= Goal of the exercise =
Verbatim output of all the material below is required.

= Stored data =

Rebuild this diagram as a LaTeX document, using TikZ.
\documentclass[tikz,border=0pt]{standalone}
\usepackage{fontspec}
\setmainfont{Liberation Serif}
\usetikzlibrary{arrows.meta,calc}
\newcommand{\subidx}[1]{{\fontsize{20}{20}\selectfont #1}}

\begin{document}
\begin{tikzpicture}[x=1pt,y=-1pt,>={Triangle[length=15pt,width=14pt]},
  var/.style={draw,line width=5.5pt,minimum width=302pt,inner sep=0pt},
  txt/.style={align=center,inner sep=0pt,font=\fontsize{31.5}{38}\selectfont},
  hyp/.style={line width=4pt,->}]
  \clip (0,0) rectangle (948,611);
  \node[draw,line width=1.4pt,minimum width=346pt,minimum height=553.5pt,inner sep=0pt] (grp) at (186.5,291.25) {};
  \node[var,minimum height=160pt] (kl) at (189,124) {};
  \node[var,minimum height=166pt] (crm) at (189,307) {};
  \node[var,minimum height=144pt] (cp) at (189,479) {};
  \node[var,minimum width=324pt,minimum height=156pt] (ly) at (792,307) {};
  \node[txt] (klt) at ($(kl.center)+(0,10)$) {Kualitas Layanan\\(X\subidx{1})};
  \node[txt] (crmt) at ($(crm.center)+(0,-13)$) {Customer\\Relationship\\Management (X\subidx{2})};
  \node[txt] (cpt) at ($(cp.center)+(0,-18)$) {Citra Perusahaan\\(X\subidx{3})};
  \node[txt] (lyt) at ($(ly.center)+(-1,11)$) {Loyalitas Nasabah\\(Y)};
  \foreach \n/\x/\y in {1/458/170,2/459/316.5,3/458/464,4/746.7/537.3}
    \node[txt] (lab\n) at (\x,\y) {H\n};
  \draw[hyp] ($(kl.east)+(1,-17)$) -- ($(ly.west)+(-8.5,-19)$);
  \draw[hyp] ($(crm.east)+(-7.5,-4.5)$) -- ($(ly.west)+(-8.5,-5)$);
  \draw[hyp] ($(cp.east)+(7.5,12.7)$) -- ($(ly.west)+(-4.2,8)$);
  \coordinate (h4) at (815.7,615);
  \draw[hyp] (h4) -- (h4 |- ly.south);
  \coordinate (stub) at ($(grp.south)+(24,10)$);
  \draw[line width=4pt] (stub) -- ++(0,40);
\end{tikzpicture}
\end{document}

= Task output =
Rebuild this diagram as a LaTeX document, using TikZ.
\documentclass[tikz,border=0pt]{standalone}
\usepackage{fontspec}
\setmainfont{Liberation Serif}
\usetikzlibrary{arrows.meta,calc}
\newcommand{\subidx}[1]{{\fontsize{20}{20}\selectfont #1}}

\begin{document}
\begin{tikzpicture}[x=1pt,y=-1pt,>={Triangle[length=15pt,width=14pt]},
  var/.style={draw,line width=5.5pt,minimum width=302pt,inner sep=0pt},
  txt/.style={align=center,inner sep=0pt,font=\fontsize{31.5}{38}\selectfont},
  hyp/.style={line width=4pt,->}]
  \clip (0,0) rectangle (948,611);
  \node[draw,line width=1.4pt,minimum width=346pt,minimum height=553.5pt,inner sep=0pt] (grp) at (186.5,291.25) {};
  \node[var,minimum height=160pt] (kl) at (189,124) {};
  \node[var,minimum height=166pt] (crm) at (189,307) {};
  \node[var,minimum height=144pt] (cp) at (189,479) {};
  \node[var,minimum width=324pt,minimum height=156pt] (ly) at (792,307) {};
  \node[txt] (klt) at ($(kl.center)+(0,10)$) {Kualitas Layanan\\(X\subidx{1})};
  \node[txt] (crmt) at ($(crm.center)+(0,-13)$) {Customer\\Relationship\\Management (X\subidx{2})};
  \node[txt] (cpt) at ($(cp.center)+(0,-18)$) {Citra Perusahaan\\(X\subidx{3})};
  \node[txt] (lyt) at ($(ly.center)+(-1,11)$) {Loyalitas Nasabah\\(Y)};
  \foreach \n/\x/\y in {1/458/170,2/459/316.5,3/458/464,4/746.7/537.3}
    \node[txt] (lab\n) at (\x,\y) {H\n};
  \draw[hyp] ($(kl.east)+(1,-17)$) -- ($(ly.west)+(-8.5,-19)$);
  \draw[hyp] ($(crm.east)+(-7.5,-4.5)$) -- ($(ly.west)+(-8.5,-5)$);
  \draw[hyp] ($(cp.east)+(7.5,12.7)$) -- ($(ly.west)+(-4.2,8)$);
  \coordinate (h4) at (815.7,615);
  \draw[hyp] (h4) -- (h4 |- ly.south);
  \coordinate (stub) at ($(grp.south)+(24,10)$);
  \draw[line width=4pt] (stub) -- ++(0,40);
\end{tikzpicture}
\end{document}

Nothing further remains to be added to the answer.